University Of Greenwich Students “Gain X-Factor” From IAB Partnership

University Of Greenwich Students “Gain X-Factor” From IAB Partnership

When principal lecturer Mig Farinas-Almeida was searching for best practice in computerised accounting, he looked no further than the IAB.

Mig has been running undergraduate programmes at the University of Greenwich for more than 10 years.

As part of the Sage and Microsoft programmes, he wanted to beef up the computerised accounting element.

“We looked for best practice and started modelling on the IAB,’ he says. “I told them I would love to give our students the opportunity to study for the IAB Level 2 Award in Computerised Bookkeeping.”

That initial conversation some 10 years ago began a fruitful partnership that continues to this day.

Students have done so well in recent years that the university was presented with a coveted IAB Gold Centre award in the House of Commons in 2016.

The IAB programme is part of a core module in the university’s BA degree courses in Accounting and Finance, and Accounting and Financial Systems.

Between them, some 150 second-year students have the opportunity to sit the exam annually, with more than 500 having taken it since Mig introduced it in 2007.

The early pass rate was relatively low at 65%, but with experience, better results were achieved and now stands at 80%, with half a dozen students achieving a phenomenal 100% in the last couple of years.

Dealing with the IAB was “really straightforward, no hassle,” Mig says. He admits there were teething problems on the university’s part. “We did not appreciate how much printing would be involved.”

He solved the problem by asking students to download their answers to a memory stick and arranging for a technician to do the printing. “But check what’s on the memory stick first,” Mig advises. The printing issue may become a thing of the past when IAB moves to online assessment.

Mig concedes that the exam is a small part of the degree course but an “essential building block.”

“Bookkeeping knowledge is vital in the work of an accountant. It does all debtor and creditor control, all the vital elements of business management. Everything accountants do is under-pinned by double entry bookkeeping. If you don’t understand bookkeeping, you will be lost. “

Mig estimates that students taking the IAB programme perform better by around 12 percentage points in their overall Computerised Accounting module examinations.

He puts that partly down to students choosing to take the qualification and paying for it. He believes their decision makes them more motivated.
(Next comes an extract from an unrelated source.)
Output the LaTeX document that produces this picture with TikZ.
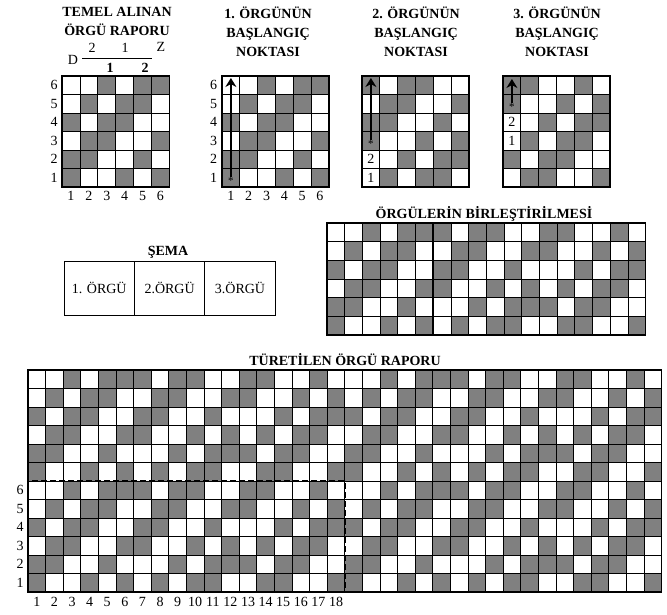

Students pay £75 to join the IAB and sit the assessments and exam.

He is convinced it also gives them the “X-Factor,” with those sitting it showing “a little more drive and commitment to perform better and gain a certificate.”

Mig is conscious that cost can deter some students from a disadvantaged background. He would love the university to fund – or part-fund – the IAB exam but it just does not have the resources.

He would like to offer the IAB Level 3 Certificate in Computerised Bookkeeping and Accounting  on the degree course but there is just not enough space. However, students have the option to take it in their own time outside the university.

From a career perspective, Mig believes the IAB Level 2 Certificate in Computerised Bookkeeping offers “a high level of recognition from employers.”

An annual satisfaction survey has consistently found that students enjoyed the second year and the opportunity to take a professional exam.

It’s perhaps no coincidence that a national student survey ranked Greenwich among the top 10 universities offering accounting degrees.

Mig has nothing but praise for the IAB. “Our partnership has gone smoothly from the beginning, giving our students an edge both at university and in their career.”


Mig was born in Portugal, moving with his family to the UK when he was seven. His father was a mining engineer and worked in Cornwall.

Mig went on to work in property and financial recovery before taking a degree in accounting. He took a Master’s in Financial Information Systems at the University of Greenwich where he has stayed ever since.


 Malcolm Trotter, IAB chief executive, is so pleased with the flourishing partnership between the IAB and the University of Greenwich that he believes it is a role model that others might like to consider.

“We are delighted to work with the University of Greenwich and welcome the chance to work with other centres of higher education.

“I believe our examination helps with academic learning and gives context to that learning. It also increases employability and can help students to work part-time while they are studying.”

Malcolm added: “Gaining an IAB certificate shows employers the student has reached a national standard and can help them progress to a successful career. This is their stepping stone to being a good accountant.

“By embedding the IAB programme within their degree, universities will give students the essential deeper understanding and application of what they’re learning.

“At the same time, they should perform better in their accounting degree as well as giving them greater job potential, either during their degree or when they’ve completed it.”